Orang Rindu Bermain Sambil Belajar
Dahi Ayla mengerut, kepalanya miring ke kanan, seperti meminta kupingnya mencermati nada yang keluar dari djembe yang ia pukul secara ritmis. Tangannya lincah menabuh alat musik pukul Afrika yang diletakkan di depan tubuhnya yang duduk di sebuah kursi setinggi 30 sentimeter.
Sesekali ia juga memandu teman-temannya untuk memainkan perkusi. Di sampingnya ada Bintang, Adya, Angga, dan Janus. Kelimanya adalah pemain musik cilik dari Jendela Ide.

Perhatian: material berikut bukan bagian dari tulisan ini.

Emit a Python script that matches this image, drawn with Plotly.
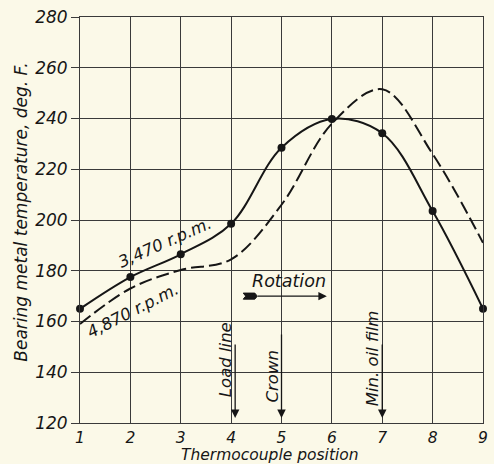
import plotly.graph_objects as go

positions = [1, 2, 3, 4, 5, 6, 7, 8, 9]
temp_3470 = [165, 177.5, 186.5, 198.5, 228.5, 239.8, 234.2, 203.5, 165]
temp_4870 = [159, 173, 180.3, 184.5, 206, 238, 251.5, 226, 191]
y_ticks = [120, 140, 160, 180, 200, 220, 240, 260, 280]
x_ticks = [1, 2, 3, 4, 5, 6, 7, 8, 9]

INK = "#161616"
BG = "#fbf9e8"
GRID = "#3a3a3a"
FONT = dict(family="DejaVu Sans", color=INK, style="italic")

fig = go.Figure()
fig.add_trace(go.Scatter(
    x=positions, y=temp_4870, mode="lines",
    line=dict(color=INK, width=2, dash="13px,5px", shape="spline", smoothing=1.0),
    cliponaxis=False, showlegend=False))
fig.add_trace(go.Scatter(
    x=positions, y=temp_3470, mode="lines+markers",
    line=dict(color=INK, width=2, shape="spline", smoothing=1.0),
    marker=dict(color=INK, size=8),
    cliponaxis=False, showlegend=False))

ann = []
# curve labels
ann.append(dict(x=2.69, y=191.0, xref="x", yref="y", text="3,470 r.p.m.", showarrow=False,
                textangle=-24, font=dict(size=16.5, **FONT)))
ann.append(dict(x=2.06, y=164.2, xref="x", yref="y", text="4,870 r.p.m.", showarrow=False,
                textangle=-27, font=dict(size=16.5, **FONT)))
# vertical arrows
for xa, y0, xt, yt, label in [(4.08, 151.5, 3.88, 144.8, "Load line"),
                              (5.0, 155.5, 4.82, 138.5, "Crown"),
                              (7.0, 151.5, 6.8, 145.6, "Min. oil film")]:
    ann.append(dict(x=xa, y=122, ax=xa, ay=y0, xref="x", yref="y", axref="x", ayref="y",
                    text="", showarrow=True, arrowhead=2, arrowsize=1.3, arrowwidth=1.3,
                    arrowcolor=INK))
    ann.append(dict(x=xt, y=yt, xref="x", yref="y", text=label, showarrow=False,
                    textangle=-90, font=dict(size=16.5, **FONT)))
# rotation arrow
ann.append(dict(x=5.9, y=170, ax=4.5, ay=170, xref="x", yref="y", axref="x", ayref="y",
                text="", showarrow=True, arrowhead=2, arrowsize=1.3, arrowwidth=1.3,
                arrowcolor=INK))
ann.append(dict(x=5.14, y=175.8, xref="x", yref="y", text="Rotation", showarrow=False,
                font=dict(size=17.5, **FONT)))
# axis titles
ann.append(dict(x=1 + (272 - 80) / 51.0, y=-(454.5 - 423) / 406.0, xref="x", yref="paper",
                yanchor="middle", text="Thermocouple position", showarrow=False,
                font=dict(size=15.5, **FONT)))
ann.append(dict(x=-(80 - 20) / 408.0, y=1 - (212 - 17) / 406.0, xref="paper", yref="paper",
                xanchor="center", yanchor="middle",
                text="Bearing metal temperature, deg. F.", showarrow=False, textangle=-90,
                font=dict(size=17, **FONT)))

shapes = [
    # feather tail of rotation arrow
    dict(type="path", xref="x", yref="y",
         path="M 4.24 168.8 L 4.47 168.8 L 4.52 170 L 4.47 171.2 L 4.24 171.2 L 4.29 170 Z",
         fillcolor=INK, line=dict(color=INK, width=1)),
]

fig.update_layout(
    width=494, height=464,
    margin=dict(l=80, r=6, t=17, b=41),
    paper_bgcolor=BG, plot_bgcolor=BG,
    annotations=ann, shapes=shapes,
    xaxis=dict(range=[1, 9], tickvals=x_ticks, ticktext=[str(v) for v in x_ticks],
               showgrid=True, gridcolor=GRID, gridwidth=0.8, zeroline=False,
               showline=True, mirror=True, linecolor=GRID, linewidth=0.8,
               ticks="", tickfont=dict(size=15.5, **FONT), ticklabelstandoff=0),
    yaxis=dict(range=[120, 280], tickvals=y_ticks, ticktext=[str(v) for v in y_ticks],
               showgrid=True, gridcolor=GRID, gridwidth=0.8, zeroline=False,
               showline=True, mirror=True, linecolor=GRID, linewidth=0.8,
               ticks="outside", ticklen=8, tickcolor=GRID, tickwidth=0.8,
               tickfont=dict(size=17, **FONT)),
)

fig.write_html("out.html", config={"displayModeBar": False},
               post_script="document.body.style.margin='0';")
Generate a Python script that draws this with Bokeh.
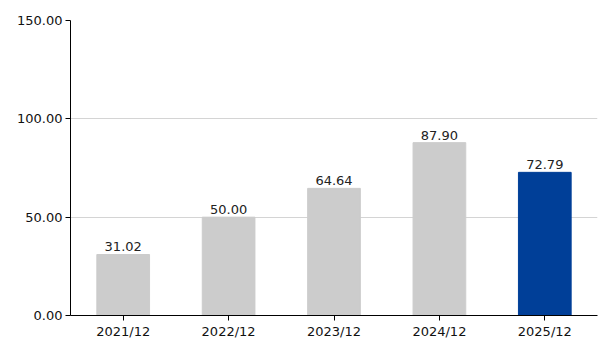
from bokeh.plotting import figure
from bokeh.models import ColumnDataSource, FixedTicker, CustomJSTickFormatter, Range1d
from bokeh.core.properties import value
from bokeh.embed import file_html
from bokeh.resources import INLINE

categories = ["2021/12", "2022/12", "2023/12", "2024/12", "2025/12"]
values = [31.02, 50.00, 64.64, 87.90, 72.79]
labels = ["31.02", "50.00", "64.64", "87.90", "72.79"]
colors = ["#cccccc", "#cccccc", "#cccccc", "#cccccc", "#003f98"]
y_ticks = [0, 50, 100, 150]

src = ColumnDataSource(dict(x=categories, top=values, label=labels, color=colors))

p = figure(width=615, height=345, x_range=categories, y_range=Range1d(0, 150),
           output_backend="svg", toolbar_location=None,
           min_border_left=70, min_border_right=18, min_border_top=20, min_border_bottom=30)
p.outline_line_color = None
p.background_fill_color = "white"
p.border_fill_color = "white"

p.vbar(x="x", top="top", width=0.5, color="color", source=src)
p.text(x="x", y="top", text="label", source=src, text_align="center", text_baseline="bottom",
       y_offset=-3, text_font=value("DejaVu Sans"), text_font_size="13px", text_color="#222222")

p.xgrid.grid_line_color = None
p.ygrid.grid_line_color = "#d4d4d4"
p.ygrid.ticker = FixedTicker(ticks=y_ticks)

p.yaxis.ticker = FixedTicker(ticks=y_ticks)
p.yaxis.formatter = CustomJSTickFormatter(code="return tick.toFixed(2);")
for ax in (p.xaxis[0], p.yaxis[0]):
    ax.axis_line_color = "#000000"
    ax.major_tick_line_color = "#000000"
    ax.minor_tick_line_color = None
    ax.major_tick_in = 0
    ax.major_tick_out = 5
    ax.major_label_text_font = "DejaVu Sans"
    ax.major_label_text_font_size = "13px"
    ax.major_label_text_color = "#111111"
    ax.major_label_standoff = 3

open("out.html", "w").write(file_html(p, INLINE))
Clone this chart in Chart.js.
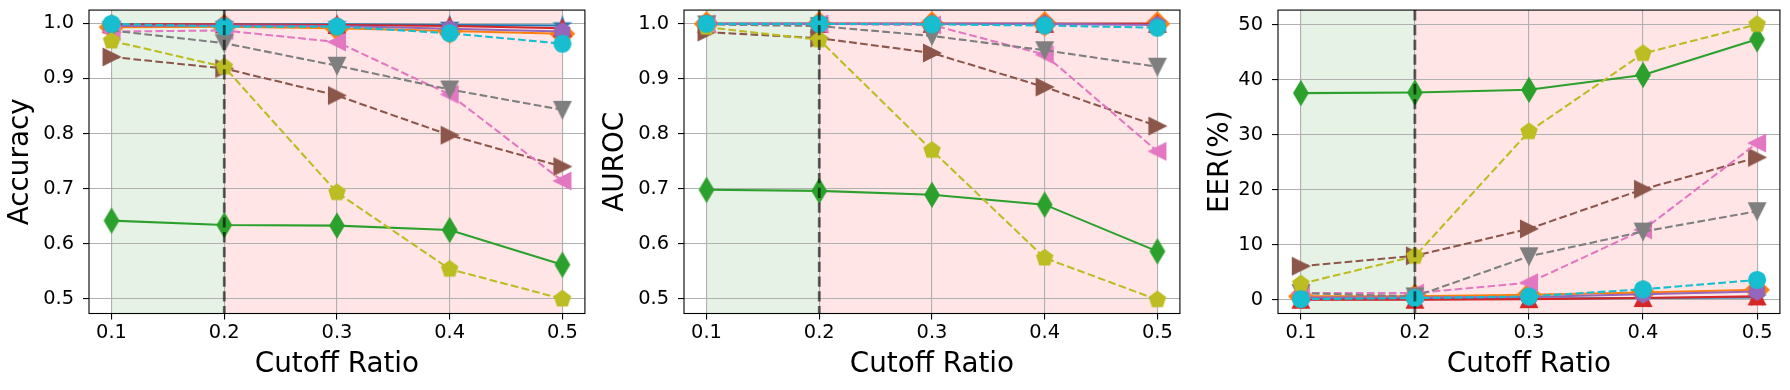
<!DOCTYPE html>
<html><head><meta charset="utf-8">
<script src="https://cdn.jsdelivr.net/npm/chart.js@4.4.1/dist/chart.umd.min.js"></script>
<style>
html,body{margin:0;padding:0;background:#fff;width:1790px;height:390px;overflow:hidden;position:relative;}
canvas{position:absolute;top:0;}
</style></head><body>
<canvas id="c1" width="595" height="390" style="left:0px"></canvas>
<canvas id="c2" width="595" height="390" style="left:595px"></canvas>
<canvas id="c3" width="601" height="390" style="left:1189px"></canvas>
<script>
// ---- data ----
const cutoffRatios = [0.1, 0.2, 0.3, 0.4, 0.5];
const xTickLabels = ['0.1', '0.2', '0.3', '0.4', '0.5'];
const scoreTicks = [0.5, 0.6, 0.7, 0.8, 0.9, 1.0];
const scoreTickLabels = ['0.5', '0.6', '0.7', '0.8', '0.9', '1.0'];
const eerTicks = [0, 10, 20, 30, 40, 50];
const eerTickLabels = ['0', '10', '20', '30', '40', '50'];

// Accuracy
const accBlue   = [0.998, 0.998, 0.998, 0.997, 0.996];
const accOrange = [0.993, 0.994, 0.991, 0.986, 0.981];
const accGreen  = [0.642, 0.634, 0.633, 0.625, 0.562];
const accRed    = [0.998, 0.998, 0.997, 0.995, 0.991];
const accPurple = [0.995, 0.996, 0.995, 0.990, 0.985];
const accBrown  = [0.939, 0.918, 0.869, 0.797, 0.740];
const accPink   = [0.985, 0.987, 0.966, 0.871, 0.714];
const accGray   = [0.987, 0.964, 0.923, 0.880, 0.843];
const accOlive  = [0.968, 0.921, 0.693, 0.554, 0.500];
const accCyan   = [0.999, 0.994, 0.994, 0.982, 0.963];

// AUROC
const aurocBlue   = [1.000, 1.000, 1.000, 1.000, 1.000];
const aurocOrange = [1.000, 1.000, 1.000, 1.000, 1.000];
const aurocGreen  = [0.698, 0.696, 0.689, 0.671, 0.586];
const aurocRed    = [1.000, 1.000, 1.000, 1.000, 1.000];
const aurocPurple = [1.000, 1.000, 1.000, 1.000, 0.998];
const aurocBrown  = [0.985, 0.974, 0.947, 0.885, 0.814];
const aurocPink   = [1.000, 1.000, 0.998, 0.944, 0.768];
const aurocGray   = [0.999, 0.996, 0.978, 0.952, 0.922];
const aurocOlive  = [0.994, 0.971, 0.770, 0.574, 0.498];
const aurocCyan   = [1.000, 1.000, 0.999, 0.997, 0.993];

// EER (%)
const eerBlue   = [0.1, 0.1, 0.2, 0.3, 0.4];
const eerOrange = [0.6, 0.6, 0.9, 1.3, 1.8];
const eerGreen  = [37.6, 37.7, 38.2, 40.9, 47.4];
const eerRed    = [0.0, 0.0, 0.1, 0.3, 0.6];
const eerPurple = [0.4, 0.4, 0.5, 1.0, 1.5];
const eerBrown  = [6.1, 8.0, 12.9, 20.1, 25.9];
const eerPink   = [1.2, 1.2, 3.1, 12.7, 28.5];
const eerGray   = [1.2, 0.6, 7.9, 12.4, 16.1];
const eerOlive  = [2.9, 7.9, 30.6, 44.8, 50.1];
const eerCyan   = [0.1, 0.3, 0.6, 1.9, 3.6];

// ---- styles ----
const styles = [
  {color:'#1f77b4', marker:'*', dash:false},
  {color:'#ff7f0e', marker:'D', dash:false},
  {color:'#2ca02c', marker:'d', dash:false},
  {color:'#d62728', marker:'^', dash:false},
  {color:'#9467bd', marker:'h', dash:false},
  {color:'#8c564b', marker:'>', dash:true},
  {color:'#e377c2', marker:'<', dash:true},
  {color:'#7f7f7f', marker:'v', dash:true},
  {color:'#bcbd22', marker:'p', dash:true},
  {color:'#17becf', marker:'o', dash:true}
];

function makeMarker(shape, color) {
  const S = 16.7, R = S / 2, c = document.createElement('canvas');
  c.width = 32; c.height = 32;
  const g = c.getContext('2d'), o = 16;
  g.fillStyle = color; g.strokeStyle = color; g.lineWidth = 1.4; g.lineJoin = 'miter';
  g.beginPath();
  const poly = pts => { pts.forEach(([x, y], i) => i ? g.lineTo(o + x, o - y) : g.moveTo(o + x, o - y)); g.closePath(); };
  const reg = (n, r) => { const p = []; for (let k = 0; k < n; k++) { const a = Math.PI / 2 + 2 * Math.PI * k / n; p.push([r * Math.cos(a), r * Math.sin(a)]); } poly(p); };
  const h = S * Math.SQRT1_2;
  switch (shape) {
    case 'o': g.arc(o, o, R, 0, 2 * Math.PI); break;
    case '^': poly([[0, R], [-R, -R], [R, -R]]); break;
    case 'v': poly([[0, -R], [-R, R], [R, R]]); break;
    case '>': poly([[R, 0], [-R, R], [-R, -R]]); break;
    case '<': poly([[-R, 0], [R, R], [R, -R]]); break;
    case 'D': poly([[0, h], [h, 0], [0, -h], [-h, 0]]); break;
    case 'd': poly([[0, h], [0.6 * h, 0], [0, -h], [-0.6 * h, 0]]); break;
    case 'p': reg(5, R); break;
    case 'h': reg(6, R); break;
    case '*': {
      const p = [];
      for (let k = 0; k < 10; k++) { const r = k % 2 ? R * 0.381966 : R; const a = Math.PI / 2 + Math.PI * k / 5; p.push([r * Math.cos(a), r * Math.sin(a)]); }
      poly(p); break;
    }
  }
  g.fill(); g.stroke();
  return c;
}

const FONT = 'DejaVu Sans';
Chart.defaults.font.family = FONT;
Chart.defaults.color = '#000';

const decor = {
  id: 'decor',
  beforeDraw(chart) {
    const {ctx, chartArea: a, scales: {x}} = chart;
    ctx.save();
    ctx.fillStyle = 'rgba(0,128,0,0.1)';
    ctx.fillRect(x.getPixelForValue(0.1), a.top, x.getPixelForValue(0.2) - x.getPixelForValue(0.1), a.bottom - a.top);
    ctx.fillStyle = 'rgba(255,0,0,0.1)';
    ctx.fillRect(x.getPixelForValue(0.2), a.top, x.getPixelForValue(0.5) - x.getPixelForValue(0.2), a.bottom - a.top);
    ctx.restore();
  },
  afterDatasetsDraw(chart) {
    const {ctx, chartArea: a, scales: {x}} = chart;
    const px = x.getPixelForValue(0.2);
    ctx.save();
    ctx.strokeStyle = 'rgba(0,0,0,0.6)';
    ctx.lineWidth = 2.8;
    ctx.setLineDash([10.3, 4.5]);
    ctx.beginPath(); ctx.moveTo(px, a.top); ctx.lineTo(px, a.bottom); ctx.stroke();
    ctx.restore();
  },
  afterDraw(chart) {
    const {ctx, chartArea: a} = chart;
    ctx.save();
    ctx.strokeStyle = '#000'; ctx.lineWidth = 1.1;
    ctx.strokeRect(a.left, a.top, a.right - a.left, a.bottom - a.top);
    ctx.restore();
  }
};

function buildChart(id, series, yMin, yMax, yTicks, yLabels, yTitle, rightPad, titlePad) {
  const datasets = series.map((vals, i) => {
    const st = styles[i];
    return {
      data: vals.map((v, k) => ({x: cutoffRatios[k], y: v})),
      borderColor: st.color,
      backgroundColor: st.color,
      borderWidth: 2.08,
      borderDash: st.dash ? [7.7, 3.3] : [],
      pointStyle: makeMarker(st.marker, st.color),
      pointRadius: 8,
      pointHoverRadius: 8,
      tension: 0,
      order: 9 - i,
      clip: false
    };
  });
  return new Chart(document.getElementById(id), {
    type: 'line',
    data: {datasets},
    options: {
      responsive: false,
      animation: false,
      events: [],
      layout: {padding: {top: 10, right: rightPad, left: 0, bottom: 0}},
      plugins: {legend: {display: false}, tooltip: {enabled: false}},
      scales: {
        x: {
          type: 'linear', min: 0.08, max: 0.52,
          afterBuildTicks: s => { s.ticks = cutoffRatios.map(v => ({value: v})); },
          afterFit: s => { s.height = 76.5; s.paddingLeft = 0; s.paddingRight = 0; s.paddingTop = 0; s.paddingBottom = 0; },
          ticks: {autoSkip: false, maxRotation: 0, padding: 2, font: {size: 19.4}, color: '#000',
                  callback: (v, i) => xTickLabels[i]},
          grid: {color: '#b0b0b0', lineWidth: 1.1, tickColor: '#000', tickWidth: 1.1, tickLength: 6, drawTicks: true},
          border: {display: false},
          title: {display: true, text: 'Cutoff Ratio', font: {size: 27.8}, color: '#000', padding: {top: 0, bottom: 9}}
        },
        y: {
          type: 'linear', min: yMin, max: yMax,
          afterBuildTicks: s => { s.ticks = yTicks.map(v => ({value: v})); },
          afterFit: s => { s.width = 89; s.paddingLeft = 0; s.paddingRight = 0; s.paddingTop = 0; s.paddingBottom = 0; },
          ticks: {autoSkip: false, padding: 9, font: {size: 19.4}, color: '#000',
                  callback: (v, i) => yLabels[i]},
          grid: {color: '#b0b0b0', lineWidth: 1.1, tickColor: '#000', tickWidth: 1.1, tickLength: 6, drawTicks: true},
          border: {display: false},
          title: {display: true, text: yTitle, font: {size: 27.8}, color: '#000', padding: {top: titlePad, bottom: 0}}
        }
      }
    },
    plugins: [decor]
  });
}

buildChart('c1', [accBlue, accOrange, accGreen, accRed, accPurple, accBrown, accPink, accGray, accOlive, accCyan],
  0.4735, 1.024, scoreTicks, scoreTickLabels, 'Accuracy', 4, 4);
buildChart('c2', [aurocBlue, aurocOrange, aurocGreen, aurocRed, aurocPurple, aurocBrown, aurocPink, aurocGray, aurocOlive, aurocCyan],
  0.4729, 1.0251, scoreTicks, scoreTickLabels, 'AUROC', 5.5, 4);
buildChart('c3', [eerBlue, eerOrange, eerGreen, eerRed, eerPurple, eerBrown, eerPink, eerGray, eerOlive, eerCyan],
  -2.51, 52.71, eerTicks, eerTickLabels, 'EER(%)', 10, 15);
</script>
</body></html>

Menurut seorang fasilitatornya, Andar Manik (45), Jendela Ide adalah sebuah lembaga budaya anak dan remaja yang memfasilitasi anak dan remaja beraktivitas di bidang seni rupa, teater, bahasa-sastra, serta olah bunyi dan gerak.
Semua aktivitas diwujudkan lewat program berkreasi, pameran, pertunjukan, pemutaran film, diskusi, pelatihan, penulisan, serta pendokumentasian. Lembaga ini didirikan pada tahun 1995 oleh seniman, pendidik, dan ahli media komunikasi.
Salah satu kegiatan yang digemari adalah bermusik dengan perkusi. Anak-anak yang berada di Jendela Ide memiliki berbagai kegiatan, salah satunya bertujuan mengasah kemampuan motorik halus.
Mereka terpisah dalam kelas-kelas secara berkelompok atau privat. Pada hari Sabtu, anak-anak dipertemukan dalam sebuah permainan kelompok yang sederhana, yaitu membunyikan alat musik pukul.
Alat yang dipakai mulanya adalah toktok. Alat musik dari kayu ini biasa dipakai penjaja bakso untuk memanggil para pembelinya.
Toktok terdiri dari dua kayu. Satu sebesar gagang telepon dan satu lagi sebesar botol minyak kayu putih ukuran 60 mililiter. Keduanya dipukul sampai menghasilkan bunyi.
Beberapa kali kegiatan itu dilakukan, "Baru deh, kelihatan ada beberapa anak berbakat memainkan perkusi. Kami kemudian memberi mereka guru khusus," ujar seorang fasilitator, Marintan Sirait (44).
Awalnya, alat musik yang dipakai adalah rebana. Setahun lalu kelas ini diajar oleh Adjie Rao, musisi perkusi yang tergabung dalam Jakarta All Star dan Wachdach Band.
Di kelas itu, anak peminat perkusi diajarkan memainkan musik dengan perkusi dan disemangati membuat komposisi musik baru.
Saat Kompas berkunjung ke tempat kegiatan Jendela Ide, anak-anak tersebut tengah memainkan musik yang diberi tajuk Barongsai yang belum selesai seluruh komposisinya.
Akan tetapi, mereka juga sudah membuat sebuah komposisi musik dengan sempurna. Komposisi yang belum berjudul itu sering mereka sebut Safri Duo.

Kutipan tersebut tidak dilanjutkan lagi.